2. Nate's ever-growing selfishness.

We loved Nate so much when "Six Feet Under" first began, but a combination of marriage to Lisa and what looked like a midlife crisis turned him into a whiny, navel-gazing jerk. Ask yourself: When he died, were you sorry to see him go? Or was your sadness on behalf of those he left behind?

3. David's near-death experience.

Just when you thought David had gotten over his self-loathing, the writers throw in a carjacking. You could argue the event's lasting effects served as another tool to demonstrate how fragile life is. Either that, or it was a convenient tool to get Nate back into the family business -- his deparure was a pivotal fourth season story line.

4. Ruth and Claire's infantile histrionics.

Another favorite character ruined by her constant need for crisis and drama, the youngest Fisher became nearly unbearable once she became more artsy. Then the writers did us a favor and stuck her in a creative slump. Whenever Ruth tried to leave her holding pattern, she became interesting. But then she'd backslide into being a screeching, eye-rolling martyr again, and again, and again. Cringe.

5. Brenda and Billy's icky relationship.

The incestuous implications between the Chenowith kids provided eerie background noise since the first season, rearing up every now and then when bipolar Billy would go off his meds. Still, the close pair had reached a peaceful stage between them until Brenda's shocking dream sequence in last week's "Static," a cheap moment that just made you want to shower in bleach.

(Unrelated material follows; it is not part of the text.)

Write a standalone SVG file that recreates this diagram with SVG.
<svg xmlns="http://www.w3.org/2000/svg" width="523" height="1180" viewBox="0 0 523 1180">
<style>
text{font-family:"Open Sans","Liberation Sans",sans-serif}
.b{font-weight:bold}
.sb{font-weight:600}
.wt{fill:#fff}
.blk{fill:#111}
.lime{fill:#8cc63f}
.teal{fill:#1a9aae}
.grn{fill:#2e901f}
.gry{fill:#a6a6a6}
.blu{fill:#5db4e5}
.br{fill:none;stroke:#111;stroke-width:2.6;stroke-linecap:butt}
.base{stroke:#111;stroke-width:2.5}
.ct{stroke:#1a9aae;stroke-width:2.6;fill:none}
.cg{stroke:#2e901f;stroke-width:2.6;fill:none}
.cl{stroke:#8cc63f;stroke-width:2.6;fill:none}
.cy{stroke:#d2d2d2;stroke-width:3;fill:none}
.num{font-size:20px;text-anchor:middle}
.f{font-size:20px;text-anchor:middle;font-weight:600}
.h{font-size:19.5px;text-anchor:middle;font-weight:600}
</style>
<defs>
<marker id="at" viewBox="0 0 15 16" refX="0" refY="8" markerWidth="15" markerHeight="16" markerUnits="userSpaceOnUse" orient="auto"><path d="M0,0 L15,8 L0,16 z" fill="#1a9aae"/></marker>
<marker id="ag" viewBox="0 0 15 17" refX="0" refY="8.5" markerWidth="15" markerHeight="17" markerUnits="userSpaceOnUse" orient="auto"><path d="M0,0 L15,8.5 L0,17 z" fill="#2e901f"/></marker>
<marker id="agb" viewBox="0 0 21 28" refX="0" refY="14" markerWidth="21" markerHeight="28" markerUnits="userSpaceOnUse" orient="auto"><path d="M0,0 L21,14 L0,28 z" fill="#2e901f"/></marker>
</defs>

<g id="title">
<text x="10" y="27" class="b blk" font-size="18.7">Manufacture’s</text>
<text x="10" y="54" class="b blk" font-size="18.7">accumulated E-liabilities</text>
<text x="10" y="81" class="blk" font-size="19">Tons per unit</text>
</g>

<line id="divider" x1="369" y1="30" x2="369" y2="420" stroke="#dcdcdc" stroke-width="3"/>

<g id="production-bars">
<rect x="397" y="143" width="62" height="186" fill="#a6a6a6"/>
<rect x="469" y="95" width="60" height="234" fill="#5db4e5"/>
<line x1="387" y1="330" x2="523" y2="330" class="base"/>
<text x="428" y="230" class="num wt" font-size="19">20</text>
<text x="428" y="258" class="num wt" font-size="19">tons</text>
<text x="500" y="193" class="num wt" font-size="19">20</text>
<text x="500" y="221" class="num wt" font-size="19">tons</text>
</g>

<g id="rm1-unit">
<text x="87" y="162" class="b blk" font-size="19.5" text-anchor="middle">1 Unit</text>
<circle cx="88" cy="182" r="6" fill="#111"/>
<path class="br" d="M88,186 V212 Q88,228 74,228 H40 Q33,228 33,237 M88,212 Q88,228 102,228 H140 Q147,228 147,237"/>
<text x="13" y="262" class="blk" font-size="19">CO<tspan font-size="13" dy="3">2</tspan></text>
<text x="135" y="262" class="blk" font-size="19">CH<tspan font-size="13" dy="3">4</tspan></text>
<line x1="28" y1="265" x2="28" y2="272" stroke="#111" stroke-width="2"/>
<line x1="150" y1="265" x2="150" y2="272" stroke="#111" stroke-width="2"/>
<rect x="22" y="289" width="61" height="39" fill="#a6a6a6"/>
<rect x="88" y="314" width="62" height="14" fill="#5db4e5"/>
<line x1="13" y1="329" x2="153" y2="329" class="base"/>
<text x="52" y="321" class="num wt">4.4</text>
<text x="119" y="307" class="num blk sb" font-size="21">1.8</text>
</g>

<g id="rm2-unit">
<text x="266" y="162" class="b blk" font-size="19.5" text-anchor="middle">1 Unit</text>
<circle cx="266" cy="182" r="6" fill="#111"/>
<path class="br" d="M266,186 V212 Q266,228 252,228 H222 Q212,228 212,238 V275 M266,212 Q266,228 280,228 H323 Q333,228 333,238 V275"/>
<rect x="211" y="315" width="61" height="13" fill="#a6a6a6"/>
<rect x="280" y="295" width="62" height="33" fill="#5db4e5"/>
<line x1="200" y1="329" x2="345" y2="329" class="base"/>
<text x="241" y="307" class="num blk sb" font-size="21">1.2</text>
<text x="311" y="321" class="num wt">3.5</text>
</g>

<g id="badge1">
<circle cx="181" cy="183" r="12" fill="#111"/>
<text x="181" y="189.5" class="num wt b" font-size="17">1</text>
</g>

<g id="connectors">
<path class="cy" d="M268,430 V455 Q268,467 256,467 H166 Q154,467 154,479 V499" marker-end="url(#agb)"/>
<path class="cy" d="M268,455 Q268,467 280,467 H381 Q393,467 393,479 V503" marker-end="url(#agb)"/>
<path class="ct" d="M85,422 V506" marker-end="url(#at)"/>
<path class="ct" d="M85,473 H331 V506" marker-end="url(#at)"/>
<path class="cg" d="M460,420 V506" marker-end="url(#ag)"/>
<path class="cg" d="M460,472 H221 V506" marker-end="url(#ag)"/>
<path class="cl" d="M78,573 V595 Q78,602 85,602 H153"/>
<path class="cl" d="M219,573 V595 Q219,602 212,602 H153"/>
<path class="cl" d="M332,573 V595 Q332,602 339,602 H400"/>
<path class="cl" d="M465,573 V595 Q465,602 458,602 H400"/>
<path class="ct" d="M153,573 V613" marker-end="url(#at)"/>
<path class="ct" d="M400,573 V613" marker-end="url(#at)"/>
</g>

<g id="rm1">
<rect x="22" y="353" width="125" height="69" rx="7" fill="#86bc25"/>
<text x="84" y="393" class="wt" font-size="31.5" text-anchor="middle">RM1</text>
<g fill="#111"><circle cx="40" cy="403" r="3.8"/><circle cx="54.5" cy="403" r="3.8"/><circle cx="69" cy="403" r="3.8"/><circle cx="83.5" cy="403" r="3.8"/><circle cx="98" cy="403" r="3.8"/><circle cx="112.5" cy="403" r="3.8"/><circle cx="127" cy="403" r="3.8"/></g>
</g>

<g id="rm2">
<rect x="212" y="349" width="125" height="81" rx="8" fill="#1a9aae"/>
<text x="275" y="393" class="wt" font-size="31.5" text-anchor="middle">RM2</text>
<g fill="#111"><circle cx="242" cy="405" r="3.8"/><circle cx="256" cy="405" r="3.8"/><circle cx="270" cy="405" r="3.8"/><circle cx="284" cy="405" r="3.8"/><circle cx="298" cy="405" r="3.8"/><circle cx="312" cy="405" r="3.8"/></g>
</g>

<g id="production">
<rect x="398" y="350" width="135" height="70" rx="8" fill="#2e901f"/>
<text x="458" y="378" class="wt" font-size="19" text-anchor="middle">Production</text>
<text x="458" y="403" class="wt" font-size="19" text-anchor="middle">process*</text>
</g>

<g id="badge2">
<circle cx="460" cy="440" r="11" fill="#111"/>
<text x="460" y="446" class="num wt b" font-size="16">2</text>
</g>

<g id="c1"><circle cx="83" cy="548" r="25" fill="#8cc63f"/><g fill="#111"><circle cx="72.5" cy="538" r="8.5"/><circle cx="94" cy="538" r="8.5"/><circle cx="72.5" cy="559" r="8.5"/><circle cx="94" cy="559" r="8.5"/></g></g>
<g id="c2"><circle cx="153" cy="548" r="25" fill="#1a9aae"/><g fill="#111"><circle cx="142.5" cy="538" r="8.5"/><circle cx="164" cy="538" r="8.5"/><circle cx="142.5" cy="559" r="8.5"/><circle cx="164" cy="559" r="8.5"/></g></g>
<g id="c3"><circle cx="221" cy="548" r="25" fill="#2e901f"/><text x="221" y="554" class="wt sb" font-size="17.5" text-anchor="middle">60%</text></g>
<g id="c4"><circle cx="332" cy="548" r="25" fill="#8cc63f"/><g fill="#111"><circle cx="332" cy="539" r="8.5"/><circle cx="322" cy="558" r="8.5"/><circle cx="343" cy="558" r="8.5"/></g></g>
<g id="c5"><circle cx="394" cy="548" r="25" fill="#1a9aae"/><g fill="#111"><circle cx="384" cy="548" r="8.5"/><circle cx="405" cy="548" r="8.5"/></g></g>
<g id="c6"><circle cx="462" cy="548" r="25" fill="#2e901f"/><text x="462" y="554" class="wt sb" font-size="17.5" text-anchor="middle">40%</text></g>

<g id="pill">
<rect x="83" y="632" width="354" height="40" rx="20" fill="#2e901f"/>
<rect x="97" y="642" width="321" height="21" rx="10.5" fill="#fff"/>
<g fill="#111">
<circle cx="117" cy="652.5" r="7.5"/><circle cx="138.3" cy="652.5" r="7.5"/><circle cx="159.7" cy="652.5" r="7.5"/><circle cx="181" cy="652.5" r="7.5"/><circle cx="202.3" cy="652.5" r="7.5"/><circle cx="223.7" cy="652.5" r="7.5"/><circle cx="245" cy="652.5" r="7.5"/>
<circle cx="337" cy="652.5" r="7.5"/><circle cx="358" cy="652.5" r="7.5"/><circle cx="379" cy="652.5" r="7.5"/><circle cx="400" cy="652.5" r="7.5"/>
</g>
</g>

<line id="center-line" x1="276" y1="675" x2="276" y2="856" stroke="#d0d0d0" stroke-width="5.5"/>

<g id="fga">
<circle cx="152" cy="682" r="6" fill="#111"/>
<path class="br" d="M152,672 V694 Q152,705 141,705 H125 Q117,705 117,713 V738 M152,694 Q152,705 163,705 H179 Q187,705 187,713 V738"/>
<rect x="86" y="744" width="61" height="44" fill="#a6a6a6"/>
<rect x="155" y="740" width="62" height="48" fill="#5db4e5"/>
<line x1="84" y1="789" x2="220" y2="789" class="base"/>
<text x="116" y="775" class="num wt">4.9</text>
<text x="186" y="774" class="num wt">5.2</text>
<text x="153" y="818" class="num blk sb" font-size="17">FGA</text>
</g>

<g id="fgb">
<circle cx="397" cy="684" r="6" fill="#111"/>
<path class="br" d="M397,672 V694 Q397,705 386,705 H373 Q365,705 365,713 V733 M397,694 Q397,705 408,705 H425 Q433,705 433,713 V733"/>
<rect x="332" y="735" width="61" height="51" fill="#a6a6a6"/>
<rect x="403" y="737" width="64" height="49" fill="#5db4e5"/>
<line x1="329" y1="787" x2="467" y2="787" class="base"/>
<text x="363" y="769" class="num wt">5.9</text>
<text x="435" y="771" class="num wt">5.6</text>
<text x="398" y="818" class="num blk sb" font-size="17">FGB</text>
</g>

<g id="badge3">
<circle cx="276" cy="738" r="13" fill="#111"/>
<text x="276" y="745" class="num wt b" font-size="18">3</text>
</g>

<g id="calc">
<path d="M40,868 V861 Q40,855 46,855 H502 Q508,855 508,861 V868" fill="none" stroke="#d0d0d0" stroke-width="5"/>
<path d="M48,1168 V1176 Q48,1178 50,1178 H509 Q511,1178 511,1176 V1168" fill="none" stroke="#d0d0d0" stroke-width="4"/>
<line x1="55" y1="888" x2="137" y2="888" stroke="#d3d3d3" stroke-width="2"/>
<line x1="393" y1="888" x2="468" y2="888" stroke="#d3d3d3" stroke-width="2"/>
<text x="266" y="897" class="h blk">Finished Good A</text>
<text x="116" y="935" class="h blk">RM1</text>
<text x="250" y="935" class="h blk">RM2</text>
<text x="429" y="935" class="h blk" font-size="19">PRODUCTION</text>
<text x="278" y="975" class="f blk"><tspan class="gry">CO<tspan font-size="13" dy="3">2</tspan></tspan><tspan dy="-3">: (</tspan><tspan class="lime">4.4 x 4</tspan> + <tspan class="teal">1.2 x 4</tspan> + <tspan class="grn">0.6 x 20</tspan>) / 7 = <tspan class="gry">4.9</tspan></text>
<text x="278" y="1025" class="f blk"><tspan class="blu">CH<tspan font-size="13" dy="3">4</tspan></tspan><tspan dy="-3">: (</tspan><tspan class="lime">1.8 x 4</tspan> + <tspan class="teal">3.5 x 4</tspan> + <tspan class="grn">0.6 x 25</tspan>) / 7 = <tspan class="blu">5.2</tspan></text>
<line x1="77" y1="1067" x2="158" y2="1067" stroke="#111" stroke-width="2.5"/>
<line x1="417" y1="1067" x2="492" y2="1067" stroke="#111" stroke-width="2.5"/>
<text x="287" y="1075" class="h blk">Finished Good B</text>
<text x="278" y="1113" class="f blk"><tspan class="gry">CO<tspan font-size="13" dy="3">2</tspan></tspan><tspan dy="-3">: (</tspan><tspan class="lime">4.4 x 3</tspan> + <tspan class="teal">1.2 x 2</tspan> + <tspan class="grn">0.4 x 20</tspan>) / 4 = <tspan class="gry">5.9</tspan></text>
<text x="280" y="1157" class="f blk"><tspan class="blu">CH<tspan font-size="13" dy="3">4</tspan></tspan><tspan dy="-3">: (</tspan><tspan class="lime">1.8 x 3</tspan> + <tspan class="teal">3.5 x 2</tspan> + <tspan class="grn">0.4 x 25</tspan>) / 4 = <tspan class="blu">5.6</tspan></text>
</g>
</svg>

6. Maya Fisher, Turnip Child.

I know it's mean to pick on toddlers, but come on. There's non-responsive, and then there's Lisa and (maybe) Nate's kid Maya. Twins Brenna and Bronwyn Tosh, who really make you appreciate Mary-Kate and Ashley Olsens' fine work on "Full House," portrayed Maya. Why? Because Maya faced every situation -- funerals, parades, horoscope readings -- with the same blank stare into nothingness, occasionally chirping "Dah-dee!" to mix it up. The producers could have gotten the same effect out of a log in a onesie.